La mostra La Dolce Vitti, aperta al pubblico fino al prossimo 10 giugno, celebra una delle più grandi attrici italiane che si impose nel maschilista mondo comico italiano con una bravura unica, risultando la migliore.
«Quando a quattordici anni e mezzo avevo quasi deciso di smettere di vivere, ho capito che potevo farcela, a continuare, solo fingendo di essere un’altra. E’ stato come, per un naufrago, trovare un relitto a cui appoggiarsi.»
A parlare ricordando il suo esordio come attrice in una compagnia di dilettanti che, nella Roma post bellica, mise in scena La Nemica di Dario Nicodemi, è Maria Luisa Ceciarelli in arte solo e soltanto Monica Vitti.
A omaggiare una delle più grandi attrici italiane è una bellissima mostra, dall’accattivante titolo di La Dolce Vitti. Nelle sale del Teatro dei Dioscuri al Quirinale è possibile, fino al 10 giugno, immergersi nel mondo di Monica Vitti; un’attrice a tutto tondo, che fece innamorare per la sua recitazione, per la voce graffiante, per la bellezza mai banale e per strappare immense risate.
La mostra, curata da Nevio De Pascali, Marco Dionisi e Stefano Stefanutto Rosa, ripercorre tutte le tappe della carriera della Vitti, dall’esordio al cinema in ruoli minori, al capitolo meno conosciuto del doppiaggio.
Un mondo che regalò non poche soddisfazioni all’attrice romana, nonostante per molti con quella voce “arrugginita”, tutto potesse fare tranne che il cinema.
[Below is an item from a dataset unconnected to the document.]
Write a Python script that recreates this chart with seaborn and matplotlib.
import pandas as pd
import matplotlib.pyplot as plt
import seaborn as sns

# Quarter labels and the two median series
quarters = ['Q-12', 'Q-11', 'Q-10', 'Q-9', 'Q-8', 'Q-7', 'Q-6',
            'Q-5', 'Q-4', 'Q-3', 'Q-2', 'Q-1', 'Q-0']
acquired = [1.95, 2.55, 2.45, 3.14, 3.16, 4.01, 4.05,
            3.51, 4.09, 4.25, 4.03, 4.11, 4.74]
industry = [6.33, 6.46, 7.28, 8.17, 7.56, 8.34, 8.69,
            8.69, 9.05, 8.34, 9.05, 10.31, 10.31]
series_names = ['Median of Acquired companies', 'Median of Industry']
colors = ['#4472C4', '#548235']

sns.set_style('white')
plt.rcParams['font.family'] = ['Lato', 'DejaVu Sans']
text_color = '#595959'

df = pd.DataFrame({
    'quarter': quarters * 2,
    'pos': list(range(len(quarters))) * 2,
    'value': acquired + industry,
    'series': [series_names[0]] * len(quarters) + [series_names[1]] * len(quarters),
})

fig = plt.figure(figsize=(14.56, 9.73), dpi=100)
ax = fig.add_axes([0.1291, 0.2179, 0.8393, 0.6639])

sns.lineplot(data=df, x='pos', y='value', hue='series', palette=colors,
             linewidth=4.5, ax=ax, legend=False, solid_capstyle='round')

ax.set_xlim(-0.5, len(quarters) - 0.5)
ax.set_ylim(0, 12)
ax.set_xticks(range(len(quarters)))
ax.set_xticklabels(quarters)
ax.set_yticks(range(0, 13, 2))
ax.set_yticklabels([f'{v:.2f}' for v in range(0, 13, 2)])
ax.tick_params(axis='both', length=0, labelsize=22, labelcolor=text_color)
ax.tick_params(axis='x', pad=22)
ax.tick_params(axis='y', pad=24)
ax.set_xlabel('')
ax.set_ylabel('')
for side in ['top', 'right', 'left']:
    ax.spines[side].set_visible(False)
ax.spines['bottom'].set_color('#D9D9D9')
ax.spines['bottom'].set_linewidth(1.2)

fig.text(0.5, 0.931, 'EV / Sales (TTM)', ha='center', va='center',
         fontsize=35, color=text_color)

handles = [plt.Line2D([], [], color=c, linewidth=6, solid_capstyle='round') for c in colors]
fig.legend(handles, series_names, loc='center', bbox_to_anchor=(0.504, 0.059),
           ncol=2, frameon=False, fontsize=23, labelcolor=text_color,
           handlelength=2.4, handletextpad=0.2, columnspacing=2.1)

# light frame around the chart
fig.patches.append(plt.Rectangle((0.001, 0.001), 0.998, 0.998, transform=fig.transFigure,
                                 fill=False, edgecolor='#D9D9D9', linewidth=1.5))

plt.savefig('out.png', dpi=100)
Prestò la sua voce a una prostituta in Cabiria di Federico Fellini o alla moglie di un ladro nei Soliti ignoti.
Poi arrivò Michelangelo Antonioni.
Il regista ferrarese, per doppiare la parte della benzinaia nel film Il grido, cercava qualcosa di particolare. Per quel personaggio occorreva una voce «un po’ sfiatata, abituata all’aria aperta» e quella di Monica gli sembrò perfetta.
Quel film fu per la Vitti, dopo qualche comparsa in pellicole poco note, il trampolino di lancio nel mondo del cinema. Antonioni comprese, durante le riprese del Grido, che la Vitti potesse dare molto anche come attrice, perché capace di recitare come poche la sincerità.
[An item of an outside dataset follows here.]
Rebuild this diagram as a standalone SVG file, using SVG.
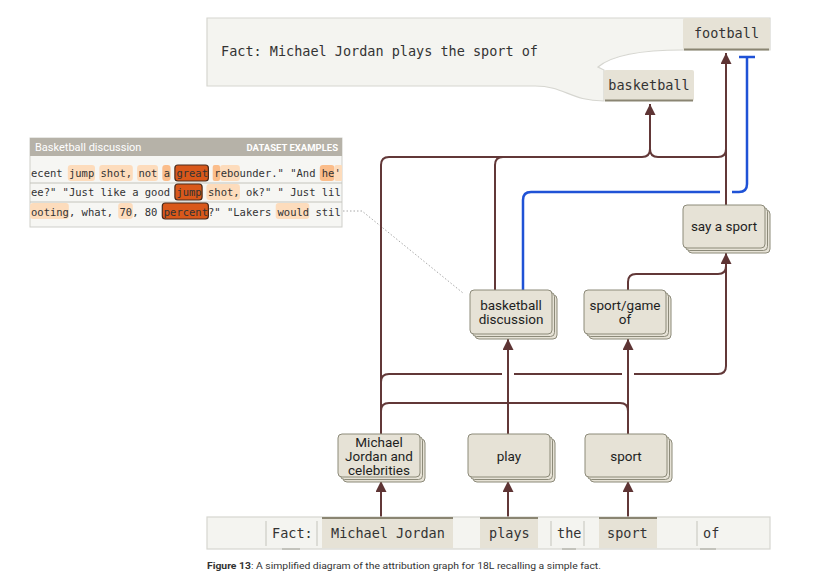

La volle accanto per ben quattro film e il primo fu L’avventura, un titolo quanto mai evocativo, per una donna che aveva deciso di puntare tutto sulla recitazione.
Al cinema drammatico seguì quello comico e l’impresa fu ancora più ardua, ma vincente. Negli anni Sessanta la comicità era una prerogativa esclusiva degli uomini, un mondo declinato al maschile. Per le donne non c’era spazio, per molti registi e non solo, semplicemente non sapevano far ridere. Per fortuna di Monica e nostra non tutti la pensarono così.
Monicelli e Scola, ad esempio, ritenevano che la Vitti andasse trattata «come un comico.»
Se da attrice drammatica Monica si era imposta, da comica sparigliò decisamente le carte.
E poi arrivò l’incontro con Alberto Sordi e nacque una coppia cinematografica irripetibile.
Il comico romano la volle accanto in film quali Polvere di Stelle, Amore mio aiutami, (dove comparve una giovanissima Fiorella Mannoia in veste di controfigura della Vitti nella famosa scena degli schiaffi) o Io so che tu sai che io so.
Monica, ripeté spesso Alberto Sordi, aveva «un’intelligenza professionale» affine alla sua, risultando «l’attrice ideale per lavorare in coppia.»
La Dolce Vitti è l’occasione per rendere omaggio a una delle più grandi attrici italiane, capace di vincere 5 David di Donatello, 3 Nastri d’Argento e un Leone d’Oro alla carriera, di far emozionare e, cosa assai più ardua, di far ridere.
«Ricordo un articolo uscito in Francia che diceva: in Italia ci sono cinque comici, quattro maschi e una donna. E’ stato il complimento più bello che ho mai ricevuto.»